I'm sure this must have been asked before, but I can't find anywhere that actually answers my question, so apologies if I have simply overlooked this.
I am currently learning Haskell, and loving the way it balances flexibility allowing rapid prototyping with functional purity. However I'm trying to get my head around best practices. One thing I'm not currently sure of is, say you have something like the following:
worlds :: [Foo] -> [World]
worlds [] = []
worlds fs = map toWorld fs
This function relies on a toWorld
function that would have been defined elsewhere.

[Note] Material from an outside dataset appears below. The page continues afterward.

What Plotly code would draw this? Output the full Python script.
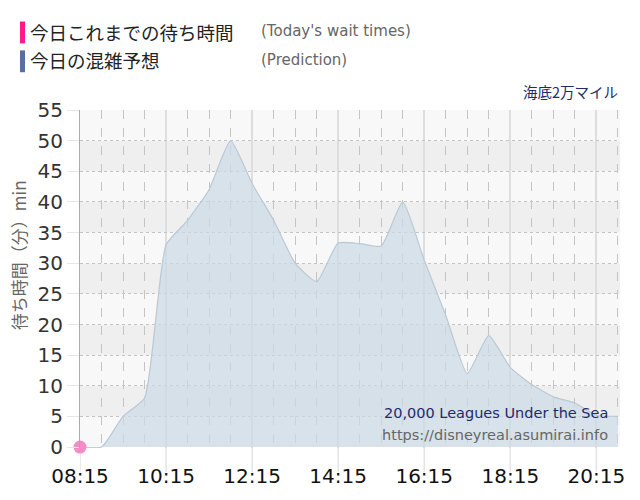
import plotly.graph_objects as go

# ---- data ----
pred_times = ["08:15", "08:45", "09:15", "09:45", "10:15", "10:45", "11:15", "11:45",
              "12:15", "12:45", "13:15", "13:45", "14:15", "14:45", "15:15", "15:45",
              "16:15", "16:45", "17:15", "17:45", "18:15", "18:45", "19:15", "19:45",
              "20:15", "20:45"]
pred_values = [0, 0, 5, 8, 33, 37, 42, 50,
               43, 37, 30, 27, 33.3, 33.2, 32.8, 40,
               30.5, 21.5, 12, 18.2, 13, 10.2, 8.2, 7.2,
               5.2, 5]
today_times = ["08:15"]
today_values = [0]
x_tick_labels = ["08:15", "10:15", "12:15", "14:15", "16:15", "18:15", "20:15"]
y_ticks = [0, 5, 10, 15, 20, 25, 30, 35, 40, 45, 50, 55]

DAY = "2024-01-01 "
def ts(t):
    return DAY + t + ":00"

W, H = 640, 500
L, R, T, B = 80, 20, 110, 50
pw, ph = W - L - R, H - T - B

fig = go.Figure()

# alternating background bands
for lo in range(0, 55, 5):
    fig.add_shape(type="rect", xref="paper", yref="y", x0=0, x1=1, y0=lo, y1=lo + 5,
                  fillcolor="#efefef" if (lo // 5) % 2 == 1 else "#f8f8f8",
                  line_width=0, layer="below")

# major vertical lines extending below the plot
for t in x_tick_labels:
    fig.add_shape(type="line", xref="x", yref="paper", x0=ts(t), x1=ts(t), y0=-0.07, y1=0,
                  line=dict(color="#e4e4e4", width=1.5), layer="below")

fig.add_trace(go.Scatter(
    x=[ts(t) for t in pred_times], y=pred_values, mode="lines",
    line=dict(color="#b9c9d5", width=1.2, shape="spline", smoothing=0.5),
    fill="tozeroy", fillcolor="rgba(203,217,229,0.72)", hoverinfo="skip", showlegend=False))

fig.add_trace(go.Scatter(
    x=[ts(t) for t in today_times], y=today_values, mode="markers",
    marker=dict(color="#f48cc6", size=13), cliponaxis=False, showlegend=False))

def px_ann(text, x, y, xanchor, size, color, family, textangle=0):
    return dict(text=text, x=(x - L) / pw, y=(H - B - y) / ph, xref="paper", yref="paper",
                showarrow=False, xanchor=xanchor, yanchor="middle", textangle=textangle,
                font=dict(family=family, size=size, color=color))

JP = "Noto Sans CJK JP"
EN = "DejaVu Sans"
annotations = [
    px_ann("今日これまでの待ち時間", 28, 32, "left", 18.5, "#222", JP),
    px_ann("今日の混雑予想", 28, 60, "left", 18.5, "#222", JP),
    px_ann("(Today's wait times)", 259, 31, "left", 15, "#666", EN),
    px_ann("(Prediction)", 259, 60, "left", 15, "#666", EN),
    px_ann("海底2万マイル", 620, 91, "right", 14.5, "#1f2a6b", JP),
    px_ann("20,000 Leagues Under the Sea", 610, 415, "right", 14.5, "#1f2a6b", EN),
    px_ann("https://disneyreal.asumirai.info", 610, 437, "right", 14.5, "#666", EN),
    px_ann("待ち時間（分）min", 18, 256, "center", 17, "#666", JP, textangle=-90),
]

fig.update_layout(
    width=W, height=H,
    margin=dict(l=L, r=R, t=T, b=B),
    paper_bgcolor="white", plot_bgcolor="rgba(0,0,0,0)",
    xaxis=dict(
        type="date",
        range=[ts("08:15"), "2024-01-01 20:48:00"],
        tickmode="linear", tick0=ts(x_tick_labels[0]), dtick=2 * 3600000,
        tickformat="%H:%M",
        tickfont=dict(family=EN, size=20, color="#111"),
        showgrid=True, gridcolor="#dedede", gridwidth=1.5,
        zeroline=False, showline=False, ticks="",
        minor=dict(tickmode="linear", tick0=ts("08:15"), dtick=1800000, showgrid=True,
                   gridcolor="#c4c4c4", griddash="dash", gridwidth=1),
        ticklabelstandoff=14,
    ),
    yaxis=dict(
        range=[-0.15, 55], tickvals=y_ticks,
        tickfont=dict(family=EN, size=20, color="#333"),
        showgrid=True, gridcolor="#c4c4c4", griddash="dot", gridwidth=1,
        zeroline=False, showline=True, linecolor="#aaaaaa", linewidth=1,
        ticks="outside", ticklen=12, tickcolor="#e6e6e6",
    ),
    annotations=annotations,
)

# legend colour bars (pixel -> paper)
def rect_px(x0, y0, x1, y1, color):
    fig.add_shape(type="rect", xref="paper", yref="paper",
                  x0=(x0 - L) / pw, x1=(x1 - L) / pw,
                  y0=(H - B - y1) / ph, y1=(H - B - y0) / ph,
                  fillcolor=color, line_width=0)
rect_px(20, 21, 25, 43, "#ff1a8c")
rect_px(20, 50, 25, 72, "#5b6f9e")

fig.write_html("out.html")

My immediate reaction here is that because you are interacting with something "global", is it "correct" to do this? Or would you better to pass toWorld
into the function. Now, say this was Javascript, obviously you could do something like:
function toWorld (foo) {
console.log('Side effect');
return foo; // The actual transformation is irrelevant
}
In this case, my understanding is that the purity of worlds
is simply dependent on the purity of toWorld
, and with an implementation such as this, worlds
would become impure because toWorld
has a side-effect. Of course in Haskell, where such side-effects are impossible, you are guaranteed that toWorld
will always be pure, so this "makes it okay"? (If that makes sense)
Furthermore, say that toWorld
not only took a foo
, but also took some constant that influenced the transformation. So you had something like:
constant = 5
toWorld :: Int -> Foo -> World
toWorld k f = World k f -- Something, again, irrelevant
worlds :: [Foo] -> [World]
worlds [] = []
worlds fs = map (toWorld constant) fs
Is this now "impure"? Should the constant be something that is always passed to worlds
? Because surely someone could just redefine constant
to something else at runtime and change how the function works?
Hope all that makes sense. Wanted to get some thoughts out. Any input would appreciated, no matter how small. Cheers!